Magic Cures and their Discontents: The Belladonna Treatment in the Early Twentieth-Century

Editor’s Note: Today’s post comes from contributing editor Jordan Mylet. Mylet is a doctoral candidate in history at the University of California, San Diego. 

When Bill Wilson had the “spiritual awakening” at the upscale Charles B. Towns Hospital in New York City that would inspire the founding and program of Alcoholics Anonymous, he probably didn’t know the strange, at times sinister, history of the treatment that made his transcendent experience possible.

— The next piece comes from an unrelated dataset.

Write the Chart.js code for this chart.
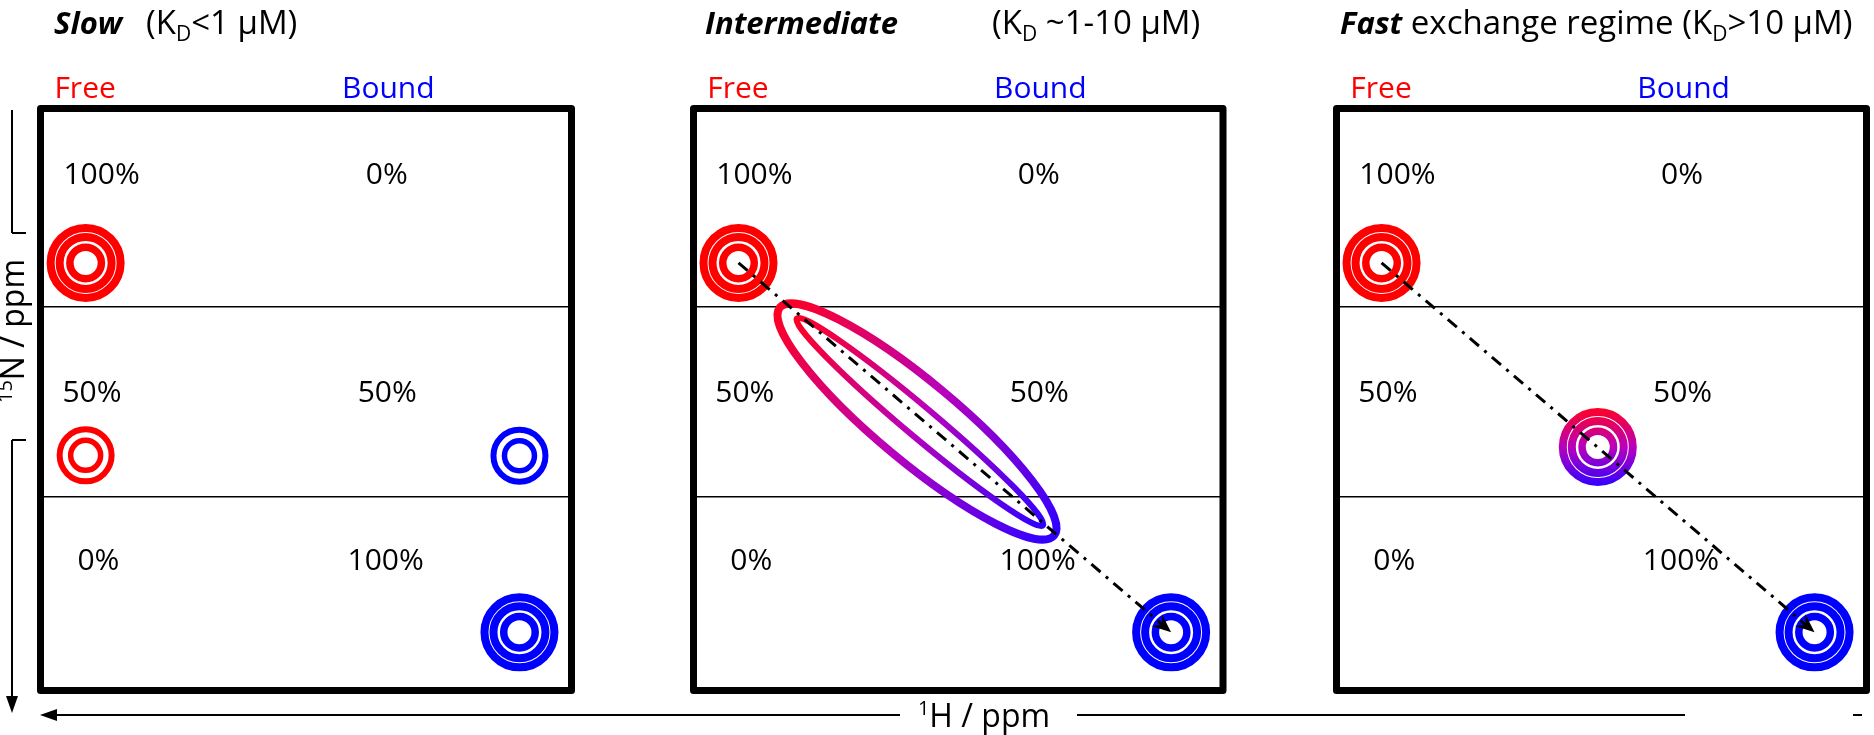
<!DOCTYPE html>
<html lang="en">
<head>
<meta charset="utf-8">
<title>Exchange regimes in 1H-15N HSQC titrations</title>
<script src="https://cdn.jsdelivr.net/npm/chart.js@4.4.1/dist/chart.umd.min.js"></script>
<style>
  html, body { margin: 0; padding: 0; background: #ffffff; }
  #stage { position: relative; width: 1874px; height: 735px; overflow: hidden; }
  .panel { position: absolute; }
  #annotations { position: absolute; left: 0; top: 0; pointer-events: none; }
  #annotations text { font-family: "Open Sans", "DejaVu Sans", sans-serif; fill: #000; }
  #annotations .t { font-size: 33px; }
  #annotations .tb { font-size: 31px; font-weight: 700; font-style: italic; }
  #annotations .ax { font-size: 32px; }
</style>
</head>
<body>
<div id="stage">
  <svg id="annotations" width="1874" height="735"></svg>
</div>
<script>
// ---------------- data ----------------
// Exchange regimes, one panel each
const regimeNames = ['Slow', 'Intermediate', 'Fast'];
const regimeNoteLead = ['(K', '(K', 'exchange regime (K'];
const regimeNoteSub = ['D', 'D', 'D'];
const regimeNoteTail = ['<1 \u03bcM)', ' ~1-10 \u03bcM)', '>10 \u03bcM)'];

// Column headers (state of the protein) and their 1H positions
const stateNames = ['Free', 'Bound'];
const stateNameX = [8.4, 65.5];

// Titration steps: population of free / bound protein
const fractionFree = ['100%', '50%', '0%'];
const fractionBound = ['0%', '50%', '100%'];
const fractionRowY = [33.2, 145.6, 232.5];
const fractionFreeX = [11.5, 9.7, 10.9];
const fractionBoundX = [65.2, 65.3, 65.0];

// 15N extent of each titration step (three steps stacked)
const stepBounds = [0, 102, 200, 300];

// Peak positions (1H, 15N) in panel units
const peakFree = { x: 8.5, y: 79.6 };
const peakBound = { x: 90.2, y: 270.0 };
const slowHalfFree = { x: 8.5, y: 178.8 };
const slowHalfBound = { x: 90.2, y: 179.0 };
const fastHalf = { x: 49.3, y: 174.5 };
// Broadened intermediate-exchange contours: ends of the long axis
const broadOuterTips = [{ x: 16.3, y: 102.6 }, { x: 68.1, y: 220.1 }];
const broadInnerTips = [{ x: 19.5, y: 108.2 }, { x: 66.0, y: 214.9 }];

// ---------------- styles ----------------
const RED = '#ff0000', BLUE = '#0000ff', INK = '#000000', MIXED = 'mixed';
const FONT_FAMILY = '"Open Sans", "DejaVu Sans", sans-serif';
const LABEL_PX = 30;
const CAP_HALF = 0.357 * LABEL_PX;
const strongContours = [{ r: 35, w: 8 }, { r: 26, w: 8 }, { r: 15.75, w: 7.5 }];
const weakContours = [{ r: 26, w: 6 }, { r: 15, w: 5.5 }];
const TARGET_REACH = 39;
const frames = [
  { left: 40.5, right: 571.5 },
  { left: 693.5, right: 1223 },
  { left: 1336.5, right: 1866.5 }
];
const frameTop = 108.5, frameBottom = 690.5, frameWidth = 7;

function exchangeGradient(ctx, x0, y0, x1, y1) {
  const g = ctx.createLinearGradient(x0, y0, x1, y1);
  g.addColorStop(0, '#ff0022');
  g.addColorStop(0.5, '#b800bc');
  g.addColorStop(1, '#3000ff');
  return g;
}

function contourColor(c, colors) {
  if (c.type !== 'data') return colors[0];
  const col = colors[c.dataIndex];
  if (col !== MIXED) return col;
  const chart = c.chart;
  const py = chart.scales.y ? chart.scales.y.getPixelForValue(c.raw.y) : NaN;
  if (!isFinite(py)) return '#b800bc';
  return exchangeGradient(chart.ctx, 0, py - TARGET_REACH, 0, py + TARGET_REACH);
}

function contourSets(peaks, colors, levels) {
  return levels.map(lv => ({
    data: peaks,
    showLine: false,
    clip: false,
    pointRadius: lv.r,
    pointHoverRadius: lv.r,
    pointBorderWidth: lv.w,
    pointHoverBorderWidth: lv.w,
    pointBackgroundColor: 'rgba(0,0,0,0)',
    pointBorderColor: c => contourColor(c, colors)
  }));
}

function exchangePath(from, to) {
  return {
    data: [from, to],
    showLine: true,
    clip: false,
    borderColor: INK,
    borderWidth: 3,
    borderDash: [12, 7, 3, 7],
    pointRadius: 0,
    pointHoverRadius: 0,
    arrowHead: true
  };
}

const titrationPlugin = {
  id: 'titration',
  beforeDatasetsDraw(chart, args, opts) {
    const { ctx, chartArea, scales: { x, y } } = chart;
    ctx.save();
    (opts.ellipses || []).forEach(e => {
      const p0 = { x: x.getPixelForValue(e.tips[0].x), y: y.getPixelForValue(e.tips[0].y) };
      const p1 = { x: x.getPixelForValue(e.tips[1].x), y: y.getPixelForValue(e.tips[1].y) };
      const cx = (p0.x + p1.x) / 2, cy = (p0.y + p1.y) / 2;
      const a = Math.hypot(p1.x - p0.x, p1.y - p0.y) / 2;
      const ang = Math.atan2(p1.y - p0.y, p1.x - p0.x);
      ctx.beginPath();
      ctx.ellipse(cx, cy, a, e.halfWidth, ang, 0, Math.PI * 2);
      ctx.strokeStyle = exchangeGradient(ctx, p0.x, p0.y, p1.x, p1.y);
      ctx.lineWidth = e.lineWidth;
      ctx.stroke();
    });
    ctx.font = `${LABEL_PX}px ${FONT_FAMILY}`;
    ctx.textAlign = 'center';
    ctx.textBaseline = 'alphabetic';
    ctx.fillStyle = INK;
    fractionRowY.forEach((ry, i) => {
      const py = y.getPixelForValue(ry) + CAP_HALF;
      ctx.fillText(fractionFree[i], x.getPixelForValue(fractionFreeX[i]), py);
      ctx.fillText(fractionBound[i], x.getPixelForValue(fractionBoundX[i]), py);
    });
    stateNames.forEach((name, i) => {
      ctx.fillStyle = i === 0 ? RED : BLUE;
      ctx.fillText(name, x.getPixelForValue(stateNameX[i]), chartArea.top - 21.5 + CAP_HALF);
    });
    ctx.restore();
  },
  afterDatasetsDraw(chart) {
    const ctx = chart.ctx;
    chart.data.datasets.forEach((ds, i) => {
      if (!ds.arrowHead) return;
      const pts = chart.getDatasetMeta(i).data;
      const a = pts[pts.length - 2], b = pts[pts.length - 1];
      const ang = Math.atan2(b.y - a.y, b.x - a.x);
      const L = 19, W = 8, N = 12;
      const cos = Math.cos(ang), sin = Math.sin(ang);
      ctx.save();
      ctx.fillStyle = INK;
      ctx.beginPath();
      ctx.moveTo(b.x, b.y);
      ctx.lineTo(b.x - L * cos - W * sin, b.y - L * sin + W * cos);
      ctx.lineTo(b.x - N * cos, b.y - N * sin);
      ctx.lineTo(b.x - L * cos + W * sin, b.y - L * sin - W * cos);
      ctx.closePath();
      ctx.fill();
      ctx.restore();
    });
  },
  afterDraw(chart) {
    const { ctx, chartArea: ca } = chart;
    ctx.save();
    ctx.strokeStyle = INK;
    ctx.lineWidth = frameWidth;
    ctx.lineJoin = 'round';
    ctx.strokeRect(ca.left, ca.top, ca.right - ca.left, ca.bottom - ca.top);
    ctx.restore();
  }
};

const stage = document.getElementById('stage');

function makePanel(frame, datasets, extras) {
  const wrap = document.createElement('div');
  wrap.className = 'panel';
  const wl = Math.floor(frame.left) - 12, wr = Math.ceil(frame.right) + 12;
  const wt = 60, wb = 702;
  Object.assign(wrap.style, {
    left: wl + 'px', top: wt + 'px', width: (wr - wl) + 'px', height: (wb - wt) + 'px'
  });
  const canvas = document.createElement('canvas');
  wrap.appendChild(canvas);
  stage.insertBefore(wrap, stage.firstChild);
  return new Chart(canvas, {
    type: 'scatter',
    data: { datasets },
    options: {
      responsive: true,
      maintainAspectRatio: false,
      animation: false,
      events: [],
      layout: {
        autoPadding: false,
        padding: {
          left: frame.left - wl, right: wr - frame.right,
          top: frameTop - wt, bottom: wb - frameBottom
        }
      },
      plugins: {
        legend: { display: false },
        tooltip: { enabled: false },
        titration: extras
      },
      scales: {
        x: { type: 'linear', min: 0, max: 100, display: false },
        y: {
          type: 'linear', min: 0, max: 300, reverse: true,
          afterBuildTicks: s => { s.ticks = stepBounds.map(v => ({ value: v })); },
          afterFit: s => { s.width = 0; },
          ticks: { display: false },
          border: { display: false },
          grid: { color: INK, lineWidth: 1.6, drawTicks: false }
        }
      }
    },
    plugins: [titrationPlugin]
  });
}

// Slow exchange: separate free and bound peaks, intensities follow populations
makePanel(frames[0], [
  ...contourSets([peakFree, peakBound], [RED, BLUE], strongContours),
  ...contourSets([slowHalfFree, slowHalfBound], [RED, BLUE], weakContours)
], {});

// Intermediate exchange: broadened signal along the exchange path
makePanel(frames[1], [
  exchangePath(peakFree, peakBound),
  ...contourSets([peakFree, peakBound], [RED, BLUE], strongContours)
], {
  ellipses: [
    { tips: broadOuterTips, halfWidth: 40, lineWidth: 8 },
    { tips: broadInnerTips, halfWidth: 15, lineWidth: 6 }
  ]
});

// Fast exchange: one population-weighted peak
makePanel(frames[2], [
  exchangePath(peakFree, peakBound),
  ...contourSets([peakFree, fastHalf, peakBound], [RED, MIXED, BLUE], strongContours)
], {});

// ---------------- titles and spectrum axes ----------------
function esc(s) {
  return s.replace(/&/g, '&amp;').replace(/</g, '&lt;').replace(/>/g, '&gt;');
}
const titleX = [54, 705, 1340];
const noteX = [146, 992, null];
const titleBaseline = 34;
let markup = '';
regimeNames.forEach((name, i) => {
  const note = `${esc(regimeNoteLead[i])}<tspan font-size="21" dy="7">${regimeNoteSub[i]}</tspan><tspan dy="-7">${esc(regimeNoteTail[i])}</tspan>`;
  if (noteX[i] === null) {
    markup += `<text class="t" x="${titleX[i]}" y="${titleBaseline}"><tspan class="tb">${name}</tspan> ${note}</text>`;
  } else {
    markup += `<text class="tb" x="${titleX[i]}" y="${titleBaseline}">${name}</text>`;
    markup += `<text class="t" x="${noteX[i]}" y="${titleBaseline}">${note}</text>`;
  }
});

// 15N axis (points down)
markup += '<g stroke="#000" stroke-width="2">' +
  '<line x1="12" y1="110" x2="12" y2="233"/>' +
  '<line x1="12" y1="233" x2="26" y2="233"/>' +
  '<line x1="12" y1="440" x2="26" y2="440"/>' +
  '<line x1="12" y1="440" x2="12" y2="700"/>' +
  '</g>';
markup += '<polygon points="12,713 6,696 18,696" fill="#000"/>';
markup += '<text class="ax" text-anchor="middle" transform="translate(24,331) rotate(-90)"><tspan font-size="20" dy="-12">15</tspan><tspan dy="12">N / ppm</tspan></text>';

// 1H axis (points left)
markup += '<g stroke="#000" stroke-width="2">' +
  '<line x1="52" y1="715" x2="900" y2="715"/>' +
  '<line x1="1077" y1="715" x2="1685" y2="715"/>' +
  '<line x1="1853" y1="715" x2="1862" y2="715"/>' +
  '</g>';
markup += '<polygon points="40,715 57,709 57,721" fill="#000"/>';
markup += '<text class="ax" text-anchor="middle" x="984" y="727"><tspan font-size="20" dy="-12">1</tspan><tspan dy="12">H / ppm</tspan></text>';

document.getElementById('annotations').innerHTML = markup;
</script>
</body>
</html>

What he received was the Towns Hospital’s version of the belladonna treatment, which had emerged as a cutting-edge addiction treatment in 1900 and became the dominant method in public and private hospitals by the 1920s. Per its name, the treatment was derived from alkaloids of the belladonna and henbane plants in the nightshade family, which had been used for millennia as poison, cosmetic enhancement, and hallucinogen. They were known to be potent, psychoactive, and potentially fatal. As the belladonna treatment (or “hyoscine cure”) spread in American medical practice, physicians and medical researchers engaged in an unwieldy process of trial and error to control the volatile qualities of the drug mixture. In practice, this meant that poor addicts and alcoholics during the first decades of the twentieth century encountered a far more dangerous version of the belladonna treatment. The course of the hyoscine cure reveals the long history of the United States’ two-tiered addiction treatment (and healthcare) system, and the at times wildly experimental character of medicine and pharmacology in the early twentieth century, the same era in which the nation’s narcotics control laws were developed.